Suggestion: batch data processing

cjekel / piecewise_linear_fit_py

fit piecewise linear data for a specified number of line segments

MIT License

289 stars 59 forks source link

Suggestion: batch data processing #61

Open vkhodygo opened 4 years ago

vkhodygo commented 4 years ago

I have a particular problem that requires a piece-wise approximation of similar datasets. My current solution is to process the data one by one, next I extract the slopes, find the average and the standard deviation. However, I found someone having a similar issue and the offered solution is to "fit a multilevel model". Is it possible to implement this feature somehow?

cjekel commented 4 years ago

What do you think about this approach in your case?

First perform an initial fit, to all of your datasets (combined as one single large dataset) to find the break points. This part would be expensive.

Once you know the break points, then you can fit each individual dataset with fit_with_breaks. This part would be cheap.

I've been thinking about create a tools.py included in the library for things like this, and this might be a good candidate for this.

vkhodygo commented 4 years ago

@cjekel

First perform an initial fit, to all of your datasets (combined as one single large dataset) to find the break points. This part would be expensive.

Indeed, that is a convenient way, however, I have measurements at the same points, I'm not sure that in the case of f(x_1) = y_1, f(x_1) = y_2, etc. you get a defined behaviour, but I might be wrong.

cjekel commented 4 years ago

Do you know where the breakpoints should be ahead of time, or do you need to find them first?

I'll code an example shortly of what I'm thinking.

cjekel commented 4 years ago

This jupyter notebook describes what I was thinking

https://github.com/cjekel/piecewise_linear_fit_py/blob/master/examples/experiment_with_batch_process.py.ipynb

vkhodygo commented 4 years ago

Hey, @cjekel, sorry, I'm knee-deep in my thesis and I systematically swing from writing to actual calculations. a) I don't know the positions of breakpoints but I can use one of the sets to get them first. However, since these positions are not completely fixed from dataset to dataset, the result may vary. b) I've checked the notebook, the question stays the same: is it in general correct to pass a multivalued function instead of a bunch of regular ones?
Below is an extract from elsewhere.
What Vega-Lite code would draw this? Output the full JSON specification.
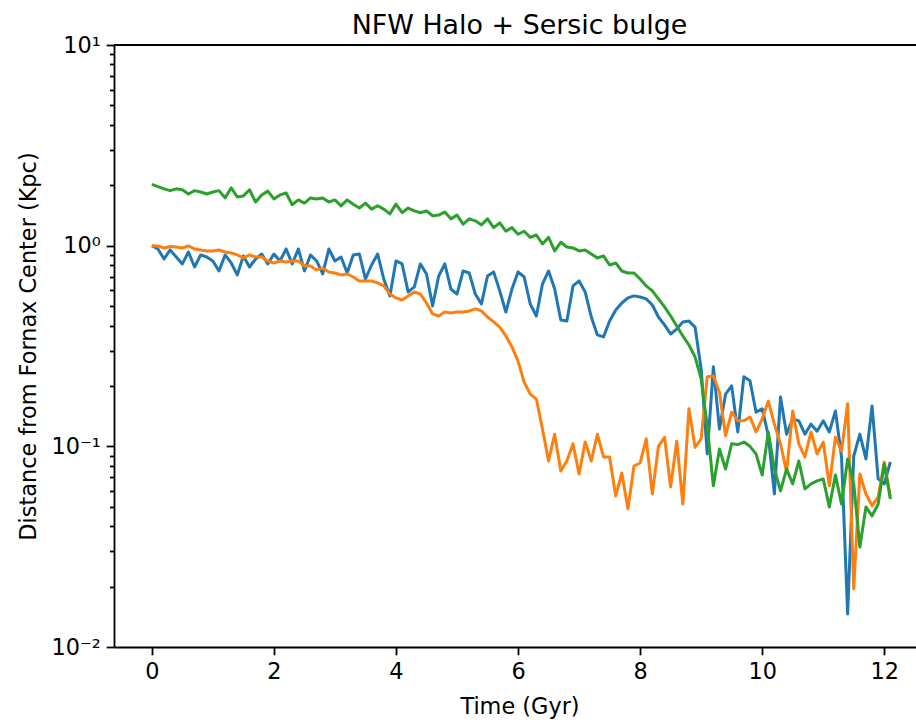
{
  "$schema": "https://vega.github.io/schema/vega-lite/v6.json",
  "width": 802,
  "height": 602,
  "autosize": {"type": "none"},
  "padding": {"left": 114, "top": 45, "right": 0, "bottom": 76},
  "background": "white",
  "config": {"font": "DejaVu Sans", "view": {"stroke": null}},
  "title": {"text": "NFW Halo + Sersic bulge", "fontSize": 26.9, "fontWeight": "normal", "color": "black", "anchor": "middle", "frame": "group", "baseline": "alphabetic", "offset": -26.5, "dx": 4.5},
  "data": {"values": [
    {"t":0.0,"b":1.0,"o":1.0,"g":2.02},
    {"t":0.1,"b":0.963,"o":0.997,"g":1.97},
    {"t":0.2,"b":0.858,"o":0.974,"g":1.92},
    {"t":0.3,"b":0.952,"o":0.99,"g":1.88},
    {"t":0.4,"b":0.878,"o":0.985,"g":1.92},
    {"t":0.5,"b":0.811,"o":0.974,"g":1.90},
    {"t":0.6,"b":0.930,"o":0.997,"g":1.81},
    {"t":0.7,"b":0.783,"o":0.963,"g":1.88},
    {"t":0.8,"b":0.899,"o":0.952,"g":1.85},
    {"t":0.9,"b":0.878,"o":0.941,"g":1.81},
    {"t":1.0,"b":0.839,"o":0.941,"g":1.85},
    {"t":1.1,"b":0.748,"o":0.952,"g":1.88},
    {"t":1.2,"b":0.899,"o":0.930,"g":1.73},
    {"t":1.3,"b":0.820,"o":0.920,"g":1.94},
    {"t":1.4,"b":0.715,"o":0.899,"g":1.75},
    {"t":1.5,"b":0.889,"o":0.868,"g":1.77},
    {"t":1.6,"b":0.783,"o":0.899,"g":1.90},
    {"t":1.7,"b":0.858,"o":0.878,"g":1.65},
    {"t":1.8,"b":0.909,"o":0.878,"g":1.79},
    {"t":1.9,"b":0.811,"o":0.839,"g":1.87},
    {"t":2.0,"b":0.909,"o":0.820,"g":1.71},
    {"t":2.1,"b":0.839,"o":0.839,"g":1.79},
    {"t":2.2,"b":0.963,"o":0.829,"g":1.83},
    {"t":2.3,"b":0.811,"o":0.839,"g":1.60},
    {"t":2.4,"b":0.963,"o":0.839,"g":1.69},
    {"t":2.5,"b":0.748,"o":0.792,"g":1.63},
    {"t":2.6,"b":0.899,"o":0.792,"g":1.73},
    {"t":2.7,"b":0.839,"o":0.757,"g":1.71},
    {"t":2.8,"b":0.723,"o":0.774,"g":1.73},
    {"t":2.9,"b":0.963,"o":0.740,"g":1.65},
    {"t":3.0,"b":0.839,"o":0.731,"g":1.69},
    {"t":3.1,"b":0.878,"o":0.715,"g":1.58},
    {"t":3.2,"b":0.731,"o":0.723,"g":1.69},
    {"t":3.3,"b":0.899,"o":0.698,"g":1.61},
    {"t":3.4,"b":0.909,"o":0.667,"g":1.54},
    {"t":3.5,"b":0.682,"o":0.667,"g":1.63},
    {"t":3.6,"b":0.801,"o":0.667,"g":1.52},
    {"t":3.7,"b":0.909,"o":0.652,"g":1.58},
    {"t":3.8,"b":0.682,"o":0.630,"g":1.52},
    {"t":3.9,"b":0.562,"o":0.574,"g":1.44},
    {"t":4.0,"b":0.839,"o":0.549,"g":1.61},
    {"t":4.1,"b":0.811,"o":0.536,"g":1.46},
    {"t":4.2,"b":0.588,"o":0.562,"g":1.54},
    {"t":4.3,"b":0.623,"o":0.588,"g":1.49},
    {"t":4.4,"b":0.811,"o":0.574,"g":1.46},
    {"t":4.5,"b":0.723,"o":0.518,"g":1.49},
    {"t":4.6,"b":0.501,"o":0.457,"g":1.41},
    {"t":4.7,"b":0.706,"o":0.446,"g":1.42},
    {"t":4.8,"b":0.811,"o":0.467,"g":1.47},
    {"t":4.9,"b":0.608,"o":0.462,"g":1.36},
    {"t":5.0,"b":0.574,"o":0.467,"g":1.42},
    {"t":5.1,"b":0.748,"o":0.467,"g":1.28},
    {"t":5.2,"b":0.731,"o":0.473,"g":1.36},
    {"t":5.3,"b":0.574,"o":0.484,"g":1.33},
    {"t":5.4,"b":0.512,"o":0.473,"g":1.27},
    {"t":5.5,"b":0.706,"o":0.441,"g":1.36},
    {"t":5.6,"b":0.740,"o":0.417,"g":1.23},
    {"t":5.7,"b":0.595,"o":0.393,"g":1.30},
    {"t":5.8,"b":0.467,"o":0.355,"g":1.18},
    {"t":5.9,"b":0.608,"o":0.313,"g":1.23},
    {"t":6.0,"b":0.740,"o":0.266,"g":1.14},
    {"t":6.1,"b":0.698,"o":0.209,"g":1.18},
    {"t":6.2,"b":0.512,"o":0.182,"g":1.10},
    {"t":6.3,"b":0.446,"o":0.172,"g":1.13},
    {"t":6.4,"b":0.644,"o":0.122,"g":1.02},
    {"t":6.5,"b":0.748,"o":0.0845,"g":1.10},
    {"t":6.6,"b":0.608,"o":0.115,"g":0.941},
    {"t":6.7,"b":0.426,"o":0.0753,"g":1.04},
    {"t":6.8,"b":0.421,"o":0.0845,"g":0.985},
    {"t":6.9,"b":0.630,"o":0.103,"g":0.974},
    {"t":7.0,"b":0.667,"o":0.0728,"g":0.941},
    {"t":7.1,"b":0.588,"o":0.105,"g":0.952},
    {"t":7.2,"b":0.441,"o":0.0845,"g":0.909},
    {"t":7.3,"b":0.359,"o":0.115,"g":0.868},
    {"t":7.4,"b":0.351,"o":0.0885,"g":0.889},
    {"t":7.5,"b":0.421,"o":0.0885,"g":0.801},
    {"t":7.6,"b":0.478,"o":0.0566,"g":0.820},
    {"t":7.7,"b":0.518,"o":0.0736,"g":0.748},
    {"t":7.8,"b":0.549,"o":0.0488,"g":0.731},
    {"t":7.9,"b":0.562,"o":0.0798,"g":0.731},
    {"t":8.0,"b":0.555,"o":0.0826,"g":0.682},
    {"t":8.1,"b":0.543,"o":0.109,"g":0.630},
    {"t":8.2,"b":0.506,"o":0.0579,"g":0.595},
    {"t":8.3,"b":0.441,"o":0.100,"g":0.543},
    {"t":8.4,"b":0.403,"o":0.111,"g":0.495},
    {"t":8.5,"b":0.363,"o":0.0628,"g":0.446},
    {"t":8.6,"b":0.384,"o":0.106,"g":0.398},
    {"t":8.7,"b":0.417,"o":0.0516,"g":0.355},
    {"t":8.8,"b":0.421,"o":0.154,"g":0.320},
    {"t":8.9,"b":0.393,"o":0.0989,"g":0.279},
    {"t":9.0,"b":0.243,"o":0.109,"g":0.217},
    {"t":9.1,"b":0.0916,"o":0.222,"g":0.126},
    {"t":9.2,"b":0.249,"o":0.224,"g":0.0636},
    {"t":9.3,"b":0.122,"o":0.186,"g":0.0970},
    {"t":9.4,"b":0.182,"o":0.113,"g":0.0771},
    {"t":9.5,"b":0.200,"o":0.148,"g":0.103},
    {"t":9.6,"b":0.118,"o":0.134,"g":0.102},
    {"t":9.7,"b":0.222,"o":0.134,"g":0.105},
    {"t":9.8,"b":0.212,"o":0.140,"g":0.100},
    {"t":9.9,"b":0.148,"o":0.118,"g":0.0916},
    {"t":10.0,"b":0.154,"o":0.137,"g":0.0719},
    {"t":10.1,"b":0.113,"o":0.168,"g":0.118},
    {"t":10.2,"b":0.0579,"o":0.129,"g":0.0771},
    {"t":10.3,"b":0.176,"o":0.103,"g":0.0600},
    {"t":10.4,"b":0.115,"o":0.0745,"g":0.0771},
    {"t":10.5,"b":0.137,"o":0.150,"g":0.0650},
    {"t":10.6,"b":0.134,"o":0.103,"g":0.0845},
    {"t":10.7,"b":0.115,"o":0.0885,"g":0.0614},
    {"t":10.8,"b":0.129,"o":0.118,"g":0.0650},
    {"t":10.9,"b":0.119,"o":0.0916,"g":0.0673},
    {"t":11.0,"b":0.134,"o":0.105,"g":0.0688},
    {"t":11.1,"b":0.118,"o":0.0636,"g":0.0499},
    {"t":11.2,"b":0.150,"o":0.111,"g":0.0719},
    {"t":11.3,"b":0.0885,"o":0.0948,"g":0.0516},
    {"t":11.4,"b":0.0146,"o":0.163,"g":0.0865},
    {"t":11.5,"b":0.0895,"o":0.0195,"g":0.0650},
    {"t":11.6,"b":0.115,"o":0.0728,"g":0.0315},
    {"t":11.7,"b":0.0865,"o":0.0579,"g":0.0499},
    {"t":11.8,"b":0.159,"o":0.0505,"g":0.0450},
    {"t":11.9,"b":0.0688,"o":0.0560,"g":0.0516},
    {"t":12.0,"b":0.0650,"o":0.0836,"g":0.0817},
    {"t":12.1,"b":0.0836,"o":0.0560,"g":0.0547}
  ]},
  "layer": [
    {
      "transform": [{"fold": ["b", "o", "g"], "as": ["s", "d"]}],
      "mark": {"type": "line", "strokeWidth": 3, "strokeJoin": "round", "strokeCap": "butt", "clip": true},
      "encoding": {
        "x": {"field": "t", "type": "quantitative",
          "scale": {"domain": [-0.62, 12.52], "nice": false, "zero": false},
          "axis": {"values": [0, 2, 4, 6, 8, 10, 12], "format": "d", "title": "Time (Gyr)", "grid": false,
            "domainColor": "black", "domainWidth": 1.8, "tickColor": "black", "tickWidth": 1.8, "tickSize": 7.8,
            "labelFontSize": 22.4, "labelColor": "black", "labelPadding": 6, "labelFlush": false,
            "titleFontSize": 22.4, "titleFontWeight": "normal", "titleColor": "black",
            "titleX": 405.5, "titleY": 59, "titleBaseline": "middle", "titleAlign": "center"}},
        "y": {"field": "d", "type": "quantitative",
          "scale": {"type": "log", "domain": [0.01, 10], "nice": false},
          "axis": {"values": [0.01,0.02,0.03,0.04,0.05,0.06,0.07,0.08,0.09,0.1,0.2,0.3,0.4,0.5,0.6,0.7,0.8,0.9,1,2,3,4,5,6,7,8,9,10],
            "labelExpr": "datum.value == 10 ? '10¹' : datum.value == 1 ? '10⁰' : datum.value == 0.1 ? '10⁻¹' : datum.value == 0.01 ? '10⁻²' : ''",
            "title": "Distance from Fornax Center (Kpc)", "grid": false,
            "domainColor": "black", "domainWidth": 1.8, "tickColor": "black", "tickWidth": 1.8,
            "tickSize": {"condition": {"test": "datum.value == 10 || datum.value == 1 || datum.value == 0.1 || datum.value == 0.01", "value": 7.8}, "value": 4.5},
            "labelFontSize": 22.4, "labelColor": "black", "labelPadding": 6, "labelFlush": false, "labelOverlap": false,
            "titleFontSize": 22.4, "titleFontWeight": "normal", "titleColor": "black",
            "titleX": -86, "titleY": 301, "titleAngle": -90, "titleBaseline": "middle", "titleAlign": "center"}},
        "color": {"field": "s", "type": "nominal", "legend": null,
          "scale": {"domain": ["b", "o", "g"], "range": ["#1f77b4", "#ff7f0e", "#2ca02c"]}}
      }
    },
    {
      "mark": {"type": "rule", "color": "black", "strokeWidth": 1.8},
      "encoding": {"y": {"datum": 10}}
    }
  ]
}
cjekel commented 4 years ago

@vkhodygo Sorry for the delay.

Since the breakpoints may vary from set to set (non linear regression), it's not easy to apply that multi level model (linear regression).

What you could do though to speed things up is use the breakpoints results from the j set as a fit_with_guess() start for the j+1 set. This optimization should be much faster than running fit(). Then at the end, you'll have to take standard deviations of both your slopes and of all the different breakpoints.

I've been thinking about making a tools sections in pwlf with scripts that could be useful to call pwlf. This type of process could go there.